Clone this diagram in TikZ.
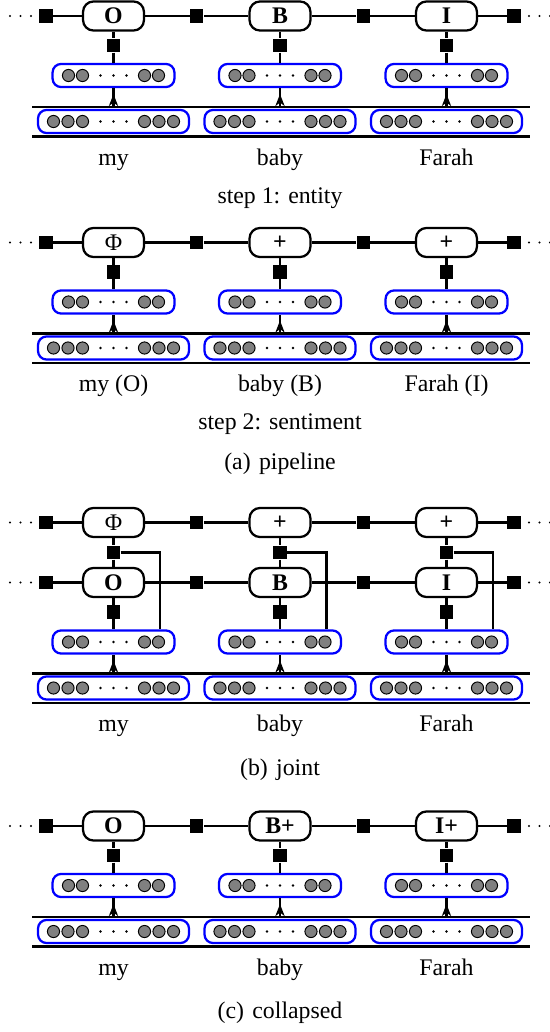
\documentclass[tikz,border=0pt]{standalone}
\usepackage{fontspec}
\setmainfont{Liberation Serif}
\usetikzlibrary{arrows.meta}

\tikzset{
  conn/.style={line width=1pt},
  lab/.style={draw, line width=0.95pt, rounded corners=4.4pt, minimum width=25.6pt,
    minimum height=12.2pt, inner sep=0pt, fill=white, font=\bfseries},
  fac/.style={fill=black, minimum size=5.6pt, inner sep=0pt},
  hid/.style={draw=blue, line width=0.95pt, rounded corners=3.6pt, minimum height=9.7pt, inner sep=0pt},
  unit/.style={draw=black, fill=gray, line width=0.4pt},
  rule/.style={line width=0.95pt},
  word/.style={anchor=base, inner sep=0pt},
  uptip/.style={-{Stealth[length=5pt,width=3.8pt,inset=1.4pt]}, line width=1pt}
}

% one chain of label boxes joined by factor squares
\newcommand\labrow[5]{%
  \node[lab] (#1a) at (113.5,#2) {#3};
  \node[lab] (#1b) at (280,#2) {#4};
  \node[lab] (#1c) at (446.5,#2) {#5};
  \node[fac] (#1f0) at (46,#2) {};
  \node[fac] (#1f1) at (196.75,#2) {};
  \node[fac] (#1f2) at (363.25,#2) {};
  \node[fac] (#1f3) at (514,#2) {};
  \draw[conn] (#1f0) -- (#1a) -- (#1f1) -- (#1b) -- (#1f2) -- (#1c) -- (#1f3);
  \foreach \dx in {10,20.5,31,529,539.5,550} \fill (\dx,#2) circle (0.5pt);
}

% word encoders under a chain: #1 prefix, #2 vertical shift, #3 chain prefix, #4-#6 words
\newcommand\encsec[6]{%
  \draw[rule] (32,107+#2) -- (530,107+#2);
  \draw[rule] (32,136.5+#2) -- (530,136.5+#2);
  \foreach \x/\k/\w in {113.5/a/{#4},280/b/{#5},446.5/c/{#6}}{
    \node[fac] (#1v\k) at (\x,45.5+#2) {};
    \node[hid, minimum width=51.2pt] (#1h\k) at (\x,75.5+#2) {};
    \node[hid, minimum width=63.4pt] (#1l\k) at (\x,121.5+#2) {};
    \draw[conn] (#3\k) -- (#1v\k) -- (#1h\k);
    \foreach \d in {-45,-31,31,45}
      \filldraw[unit] (\x+\d,75.5+#2) circle (2.55pt);
    \foreach \d in {-60,-45.5,-31,31,45.5,60}
      \filldraw[unit] (\x+\d,121.5+#2) circle (2.55pt);
    \foreach \d in {-13,0,13}{
      \fill (\x+\d,75.5+#2) circle (0.55pt);
      \fill (\x+\d,121.5+#2) circle (0.55pt);
    }
    \coordinate (#1a\k) at (\x,107+#2);
    \draw[conn] (#1a\k) -- (#1h\k.south);
    \draw[uptip] (#1a\k) -- ++(0,-13);
    \node[word] (#1w\k) at (\x,165+#2) {\w};
  }
}

\begin{document}
\begin{tikzpicture}[x=0.42pt,y=-0.42pt]
\useasboundingbox (0,0) rectangle (549,1032);

% (a) pipeline, step 1
\labrow{pa}{16}{O}{B}{I}
\encsec{ea}{0}{pa}{my}{baby}{Farah}
\node[word] (step1) at (280,203) {step 1: entity};

% (a) pipeline, step 2
\labrow{pb}{242.5}{\normalfont Φ}{+}{+}
\encsec{eb}{226.5}{pb}{my (O)}{baby (B)}{Farah (I)}
\node[word] (step2) at (280,429.5) {step 2: sentiment};
\node[word] (capa) at (280,469.5) {(a)\hspace{3.5pt}pipeline};

% (b) joint
\labrow{pj}{522.5}{\normalfont Φ}{+}{+}
\labrow{pc}{582.5}{O}{B}{I}
\encsec{ec}{566.5}{pc}{my}{baby}{Farah}
\foreach \x/\k in {113.5/a,280/b,446.5/c}{
  \node[fac] (jm\k) at (\x,552.5) {};
  \coordinate (jc\k) at (\x+46.5,552.5);
  \draw[conn] (pj\k) -- (jm\k) -- (pc\k);
  \draw[conn] (jm\k.east) -- (jc\k) -- (jc\k |- ech\k.north);
}
\node[word] (capb) at (280,775) {(b)\hspace{3.5pt}joint};

% (c) collapsed
\labrow{pd}{826}{O}{B+}{I+}
\encsec{ed}{810}{pd}{my}{baby}{Farah}
\node[word] (capc) at (280,1018) {(c)\hspace{3.5pt}collapsed};
\end{tikzpicture}
\end{document}
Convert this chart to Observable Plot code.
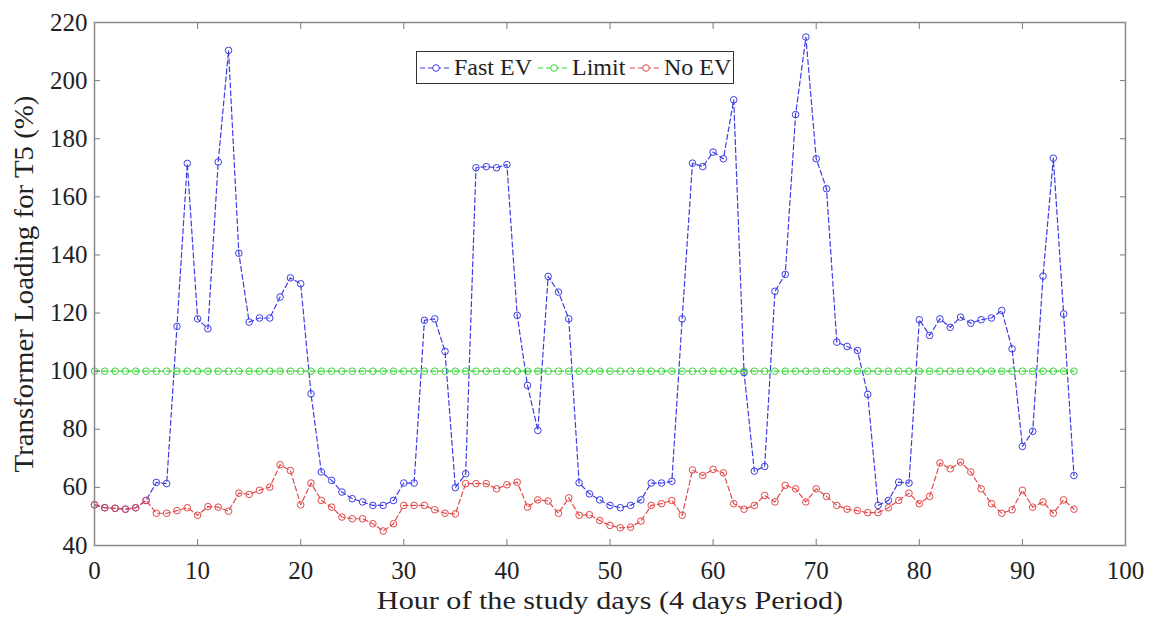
<!DOCTYPE html>
<html>
<head>
<meta charset="utf-8">
<script src="https://cdn.jsdelivr.net/npm/d3@7"></script>
<script src="https://cdn.jsdelivr.net/npm/@observablehq/plot@0.6"></script>
<style>
  html, body { margin: 0; padding: 0; background: #fff; }
  #wrap { position: relative; width: 1151px; height: 619px; }
  #legend { position: absolute; left: 416px; top: 51px; width: 316px; height: 31px;
    border: 1px solid #333; background: #fff; font-family: "Liberation Serif", serif; font-size: 24px; color: #222; }
  .item { position: absolute; top: 0; height: 31px; display: flex; align-items: center; }
  .item svg { display: block; }
</style>
</head>
<body>
<div id="wrap"></div>
<script>
const hours = [0,1,2,3,4,5,6,7,8,9,10,11,12,13,14,15,16,17,18,19,20,21,22,23,24,25,26,27,28,29,30,31,32,33,34,35,36,37,38,39,40,41,42,43,44,45,46,47,48,49,50,51,52,53,54,55,56,57,58,59,60,61,62,63,64,65,66,67,68,69,70,71,72,73,74,75,76,77,78,79,80,81,82,83,84,85,86,87,88,89,90,91,92,93,94,95];
const fastEV = [54,53,52.8,52.5,53,55.5,61.7,61.3,115.4,171.5,118,114.6,172,210.4,140.6,116.9,118.3,118.3,125.5,132.1,130.1,92.2,65.3,62.4,58.4,56.1,55,53.8,53.8,55.5,61.5,61.5,117.5,118,106.8,59.9,64.7,170,170.4,170,171.1,119.2,95.1,79.6,132.6,127.2,118,61.6,57.8,55.7,53.8,53,53.8,55.7,61.5,61.5,62.1,118,171.6,170.4,175.4,173.1,193.4,99.5,65.6,67.2,127.5,133.3,188.3,215,173.1,162.8,110,108.5,107.1,92,53.8,55.5,61.8,61.5,117.7,112.3,118,115.1,118.6,116.5,117.7,118.3,120.9,107.7,74.1,79.3,132.7,173.3,119.7,64.1];
const limit = [100,100,100,100,100,100,100,100,100,100,100,100,100,100,100,100,100,100,100,100,100,100,100,100,100,100,100,100,100,100,100,100,100,100,100,100,100,100,100,100,100,100,100,100,100,100,100,100,100,100,100,100,100,100,100,100,100,100,100,100,100,100,100,100,100,100,100,100,100,100,100,100,100,100,100,100,100,100,100,100,100,100,100,100,100,100,100,100,100,100,100,100,100,100,100,100];
const noEV = [54,53,52.8,52.5,53,55.5,51.1,51.1,52,53,50.4,53.4,53.2,51.8,58,57.6,59,60.1,67.8,65.8,54,61.5,55.5,53.2,49.8,49.2,49.2,47.5,45,47.5,53.8,53.8,53.8,52.3,51.1,50.9,61.3,61.3,61.3,59.5,60.9,61.8,53.2,55.7,55.3,51.1,56.4,50.4,50.6,48.6,46.9,46.1,46.3,48.4,53.8,54.4,55.5,50.4,66,64.1,66.2,65,54.4,52.5,53.8,57.2,55,60.7,59.5,55,59.5,56.9,53.8,52.5,52,51.3,51.3,53,55.5,58,54.4,56.9,68.4,66.4,68.7,65.3,59.5,54.4,51.1,52.3,59,53.2,55,51.1,55.7,52.5];
const xTicks = [0,10,20,30,40,50,60,70,80,90,100];
const yTicks = [40,60,80,100,120,140,160,180,200,220];
const seriesNames = ["Fast EV", "Limit", "No EV"];
const seriesColors = ["#3c3ce6", "#36d636", "#e34848"];
const xLabel = "Hour of the study days (4 days Period)";
const yLabel = "Transformer Loading for T5 (%)";

const seriesValues = [fastEV, limit, noEV];
const seriesMarks = seriesValues.flatMap((vals, k) => {
  const rows = hours.map((h, i) => ({h, v: vals[i]}));
  return [
    Plot.line(rows, {x: "h", y: "v", stroke: seriesColors[k], strokeWidth: 1.2, strokeDasharray: "5,3"}),
    Plot.dot(rows, {x: "h", y: "v", stroke: seriesColors[k], fill: "none", r: 3.3, strokeWidth: 1})
  ];
});

const chart = Plot.plot({
  width: 1151, height: 619,
  marginLeft: 94, marginRight: 26, marginTop: 22, marginBottom: 74,
  x: {domain: [0, 100], label: null},
  y: {domain: [40, 220], label: null},
  style: {fontFamily: "'Liberation Serif', serif", fontSize: "25px", color: "#222", background: "#fff"},
  marks: [
    ...seriesMarks,
    Plot.axisX(xTicks, {anchor: "bottom", tickSize: -6, tickPadding: 22, stroke: "#777", fontSize: 25, label: null}),
    Plot.axisX(xTicks, {anchor: "top", tickSize: -6, tickFormat: () => "", stroke: "#777", label: null}),
    Plot.axisY(yTicks, {anchor: "left", tickSize: -6, tickPadding: 13, stroke: "#777", fontSize: 25, label: null}),
    Plot.axisY(yTicks, {anchor: "right", tickSize: -6, tickFormat: () => "", stroke: "#777", label: null}),
    Plot.frame({stroke: "#888", strokeWidth: 1.5}),
    Plot.text([yLabel], {text: d => d, frameAnchor: "left", textAnchor: "middle", rotate: -90, dx: -70, fontSize: 27, fill: "#222"}),
    Plot.text([xLabel], {text: d => d, frameAnchor: "bottom", textAnchor: "middle", dy: 63, fontSize: 26, fill: "#222"})
  ]
});
const wrap = document.getElementById("wrap");
wrap.appendChild(chart);

// stretch the axis titles horizontally along their baseline, like the reference's type
d3.select(chart).selectAll("g[aria-label='text'] text").each(function() {
  const t = d3.select(this);
  const isRot = (t.attr("transform") || "").includes("rotate");
  t.attr("transform", (t.attr("transform") || "") + (isRot ? " scale(1.07,1)" : " scale(1.16,1)"));
});

// legend
const legend = document.createElement("div");
legend.id = "legend";
const itemLefts = [2, 120, 212];
seriesNames.forEach((name, k) => {
  const item = document.createElement("div");
  item.className = "item";
  item.style.left = itemLefts[k] + "px";
  const sw = d3.create("svg").attr("width", 34).attr("height", 20);
  sw.append("line").attr("x1", 1).attr("x2", 33).attr("y1", 10).attr("y2", 10)
    .attr("stroke", seriesColors[k]).attr("stroke-width", 1.2).attr("stroke-dasharray", "5,3");
  sw.append("circle").attr("cx", 17).attr("cy", 10).attr("r", 3.3)
    .attr("stroke", seriesColors[k]).attr("fill", "#fff");
  item.appendChild(sw.node());
  const t = document.createElement("span");
  t.textContent = name;
  t.style.marginLeft = "1px";
  item.appendChild(t);
  legend.appendChild(item);
});
wrap.appendChild(legend);
</script>
</body>
</html>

### TASK DESCRIPTION
Tell how many lines hold the string "chart", giving the number and nothing else.

### ANSWER TO THE PROBLEM
4